I don’t think the match is good: http://www.leif.org/research/Abreu-Wavelet-Comparison.png

J Martin
November 11, 2012 4:23 am

J Martin says:
Your comment is awaiting moderation.
November 11, 2012 at 3:01 am
The controversial result being a deeper minimum at about 2100 than the Maunder minimum.
That’s based on noticing that the graph delivers a pretty good match for the Maunder minimum with both the two largest curves going low during that period but not getting anywhere near coinciding.
BUT, it looks as if the two largest curves will virtually coincide at about 2100 thus producing a deeper low than the Maunder minimum.
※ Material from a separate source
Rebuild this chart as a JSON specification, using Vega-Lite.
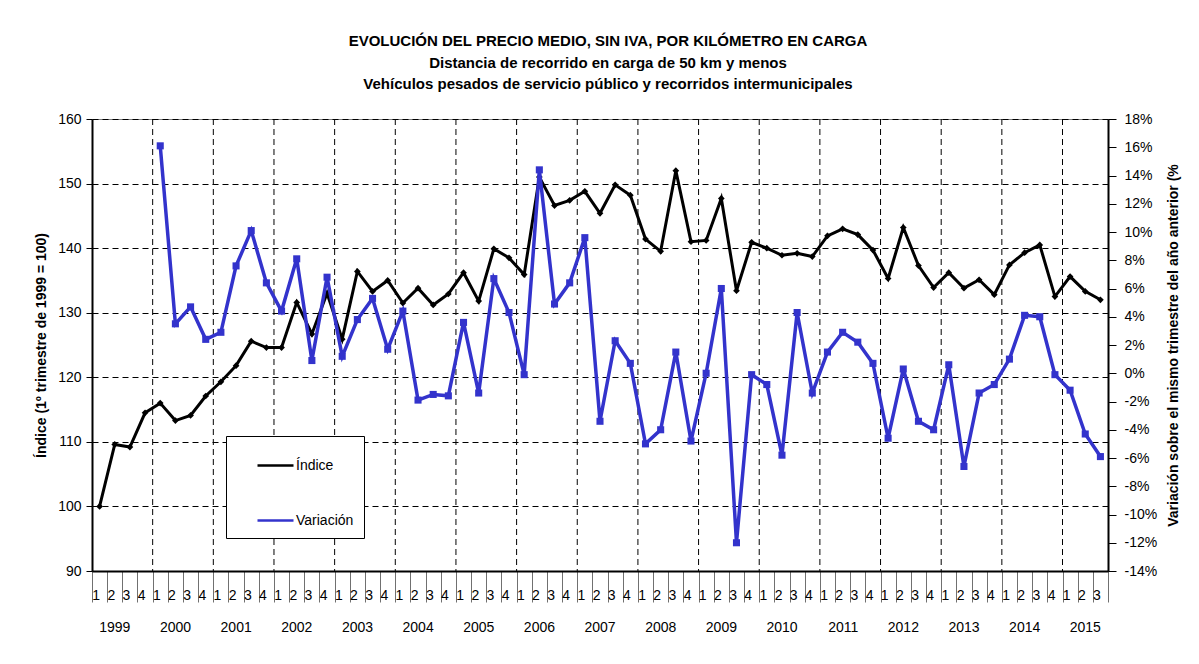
{
  "$schema": "https://vega.github.io/schema/vega-lite/v6.json",
  "padding": {"left": 34, "top": 34, "right": 5, "bottom": 5},
  "width": 1016,
  "height": 452,
  "title": {
    "text": ["EVOLUCIÓN DEL PRECIO MEDIO, SIN IVA, POR KILÓMETRO EN CARGA", "Distancia de recorrido en carga de 50 km y menos", "Vehículos pesados de servicio público y recorridos intermunicipales"],
    "font": "Liberation Sans", "fontSize": 15, "fontWeight": "bold", "color": "black", "anchor": "middle", "lineHeight": 21.5, "offset": 20, "dx": 8
  },
  "config": {
    "font": "Liberation Sans",
    "view": {"stroke": "#808080"},
    "axis": {"labelFont": "Liberation Sans", "titleFont": "Liberation Sans", "labelColor": "black", "titleColor": "black", "domainColor": "black", "tickColor": "black", "labelFontSize": 14, "titleFontSize": 14, "titleFontWeight": "bold"},
    "legend": {"labelFont": "Liberation Sans", "labelColor": "black"}
  },
  "data": {"values": [
      {"t": "1999-1", "indice": 100.0, "variacion": null},
      {"t": "1999-2", "indice": 109.6, "variacion": null},
      {"t": "1999-3", "indice": 109.2, "variacion": null},
      {"t": "1999-4", "indice": 114.5, "variacion": null},
      {"t": "2000-1", "indice": 116.0, "variacion": 16.1},
      {"t": "2000-2", "indice": 113.3, "variacion": 3.5},
      {"t": "2000-3", "indice": 114.1, "variacion": 4.7},
      {"t": "2000-4", "indice": 117.1, "variacion": 2.4},
      {"t": "2001-1", "indice": 119.3, "variacion": 2.9},
      {"t": "2001-2", "indice": 121.8, "variacion": 7.6},
      {"t": "2001-3", "indice": 125.6, "variacion": 10.1},
      {"t": "2001-4", "indice": 124.6, "variacion": 6.4},
      {"t": "2002-1", "indice": 124.6, "variacion": 4.4},
      {"t": "2002-2", "indice": 131.6, "variacion": 8.1},
      {"t": "2002-3", "indice": 126.7, "variacion": 0.9},
      {"t": "2002-4", "indice": 133.0, "variacion": 6.8},
      {"t": "2003-1", "indice": 125.9, "variacion": 1.2},
      {"t": "2003-2", "indice": 136.4, "variacion": 3.8},
      {"t": "2003-3", "indice": 133.3, "variacion": 5.3},
      {"t": "2003-4", "indice": 135.0, "variacion": 1.7},
      {"t": "2004-1", "indice": 131.5, "variacion": 4.4},
      {"t": "2004-2", "indice": 133.8, "variacion": -1.9},
      {"t": "2004-3", "indice": 131.2, "variacion": -1.5},
      {"t": "2004-4", "indice": 132.9, "variacion": -1.6},
      {"t": "2005-1", "indice": 136.2, "variacion": 3.6},
      {"t": "2005-2", "indice": 131.8, "variacion": -1.4},
      {"t": "2005-3", "indice": 139.9, "variacion": 6.7},
      {"t": "2005-4", "indice": 138.5, "variacion": 4.3},
      {"t": "2006-1", "indice": 135.9, "variacion": -0.1},
      {"t": "2006-2", "indice": 151.0, "variacion": 14.4},
      {"t": "2006-3", "indice": 146.6, "variacion": 4.9},
      {"t": "2006-4", "indice": 147.4, "variacion": 6.4},
      {"t": "2007-1", "indice": 148.8, "variacion": 9.6},
      {"t": "2007-2", "indice": 145.4, "variacion": -3.4},
      {"t": "2007-3", "indice": 149.8, "variacion": 2.3},
      {"t": "2007-4", "indice": 148.2, "variacion": 0.7},
      {"t": "2008-1", "indice": 141.4, "variacion": -5.0},
      {"t": "2008-2", "indice": 139.5, "variacion": -4.0},
      {"t": "2008-3", "indice": 152.0, "variacion": 1.5},
      {"t": "2008-4", "indice": 141.0, "variacion": -4.8},
      {"t": "2009-1", "indice": 141.2, "variacion": 0.0},
      {"t": "2009-2", "indice": 147.7, "variacion": 6.0},
      {"t": "2009-3", "indice": 133.4, "variacion": -12.0},
      {"t": "2009-4", "indice": 140.9, "variacion": -0.1},
      {"t": "2010-1", "indice": 140.0, "variacion": -0.8},
      {"t": "2010-2", "indice": 138.9, "variacion": -5.8},
      {"t": "2010-3", "indice": 139.2, "variacion": 4.3},
      {"t": "2010-4", "indice": 138.7, "variacion": -1.4},
      {"t": "2011-1", "indice": 141.9, "variacion": 1.5},
      {"t": "2011-2", "indice": 143.0, "variacion": 2.9},
      {"t": "2011-3", "indice": 142.1, "variacion": 2.2},
      {"t": "2011-4", "indice": 139.7, "variacion": 0.7},
      {"t": "2012-1", "indice": 135.3, "variacion": -4.6},
      {"t": "2012-2", "indice": 143.2, "variacion": 0.3},
      {"t": "2012-3", "indice": 137.3, "variacion": -3.4},
      {"t": "2012-4", "indice": 133.9, "variacion": -4.0},
      {"t": "2013-1", "indice": 136.2, "variacion": 0.6},
      {"t": "2013-2", "indice": 133.8, "variacion": -6.6},
      {"t": "2013-3", "indice": 135.1, "variacion": -1.4},
      {"t": "2013-4", "indice": 132.8, "variacion": -0.8},
      {"t": "2014-1", "indice": 137.4, "variacion": 1.0},
      {"t": "2014-2", "indice": 139.3, "variacion": 4.1},
      {"t": "2014-3", "indice": 140.5, "variacion": 4.0},
      {"t": "2014-4", "indice": 132.5, "variacion": -0.1},
      {"t": "2015-1", "indice": 135.6, "variacion": -1.2},
      {"t": "2015-2", "indice": 133.3, "variacion": -4.3},
      {"t": "2015-3", "indice": 132.0, "variacion": -5.9}
  ]},
  "resolve": {"scale": {"y": "independent"}},
  "layer": [
    {
      "transform": [{"filter": "slice(datum.t, 5) == '1' && datum.t != '1999-1'"}],
      "mark": {"type": "rule", "color": "black", "strokeWidth": 1, "strokeDash": [6, 4]},
      "encoding": {
        "x": {"field": "t", "type": "ordinal", "bandPosition": 0}
      }
    },
    {
      "mark": {"type": "line", "strokeWidth": 3, "point": {"filled": true, "shape": "diamond", "size": 45}},
      "encoding": {
        "x": {"field": "t", "type": "ordinal", "sort": null,
          "scale": {"type": "band", "paddingInner": 0, "paddingOuter": 0},
          "axis": {"orient": "bottom", "title": null, "tickBand": "extent", "tickSize": 31, "tickColor": "#707070", "labelPadding": -7, "labelAngle": 0, "labelLineHeight": 32, "labelExpr": "isString(datum.value) ? (slice(datum.value, 5) == '3' ? [slice(datum.value, 5), slice(datum.value, 0, 4)] : slice(datum.value, 5)) : ''", "domainWidth": 2, "grid": false}},
        "y": {"field": "indice", "type": "quantitative",
          "scale": {"domain": [90, 160], "nice": false, "zero": false},
          "axis": {"orient": "left", "values": [90, 100, 110, 120, 130, 140, 150, 160], "title": "Índice (1º trimestre de 1999 = 100)", "titlePadding": 9, "tickSize": 6, "labelPadding": 5, "domainWidth": 2, "grid": true, "gridColor": "black", "gridDash": [6, 4], "gridWidth": 1}},
        "color": {"datum": "Índice",
          "scale": {"domain": ["Índice", "Variación"], "range": ["#000000", "#3333cc"]},
          "legend": {"orient": "none", "legendX": 134, "legendY": 317, "title": null, "direction": "vertical", "padding": 10, "strokeColor": "black", "fillColor": "white", "symbolType": "M-1,0H1", "symbolSize": 1296, "symbolOffset": 20, "labelOffset": 1, "rowPadding": 28, "labelFontSize": 14, "symbolStrokeWidth": 2.5,
            "labelExpr": "datum.label + '\u00a0\u00a0\u00a0\u00a0\u00a0'"}}
      }
    },
    {
      "mark": {"type": "line", "strokeWidth": 3.5, "point": {"filled": true, "shape": "square", "size": 50}},
      "encoding": {
        "x": {"field": "t", "type": "ordinal", "sort": null},
        "y": {"field": "variacion", "type": "quantitative",
          "scale": {"domain": [-14, 18], "nice": false, "zero": false},
          "axis": {"orient": "right", "values": [-14, -12, -10, -8, -6, -4, -2, 0, 2, 4, 6, 8, 10, 12, 14, 16, 18], "labelExpr": "datum.value + '%'", "title": "Variación sobre el mismo trimestre del año anterior (%", "titleAngle": 270, "titleBaseline": "top", "titlePadding": 10, "tickSize": 8, "labelPadding": 8, "domainWidth": 2, "grid": false}},
        "color": {"datum": "Variación"}
      }
    }
  ]
}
I can’t work out what effect the other smaller curves may have then just by looking at it, so it would be nice to see the author extend it to 2100 so we can see.

November 11, 2012 4:38 am

J Martin says:
November 11, 2012 at 3:01 am
http://tallbloke.files.wordpress.com/2011/02/tsi-lean2k.jpg
My favourite graph of the moment.

Not even Lean believes in that old, obsolete reconstruction.

jim2
November 11, 2012 5:18 am

Angular momentum is conserved. Over time, the Earth’s rotation slows. To compensate for that loss of AM, the Moon moves further out. So AM CAN affect bodies distant from each other. Free fall has nothing to do with it.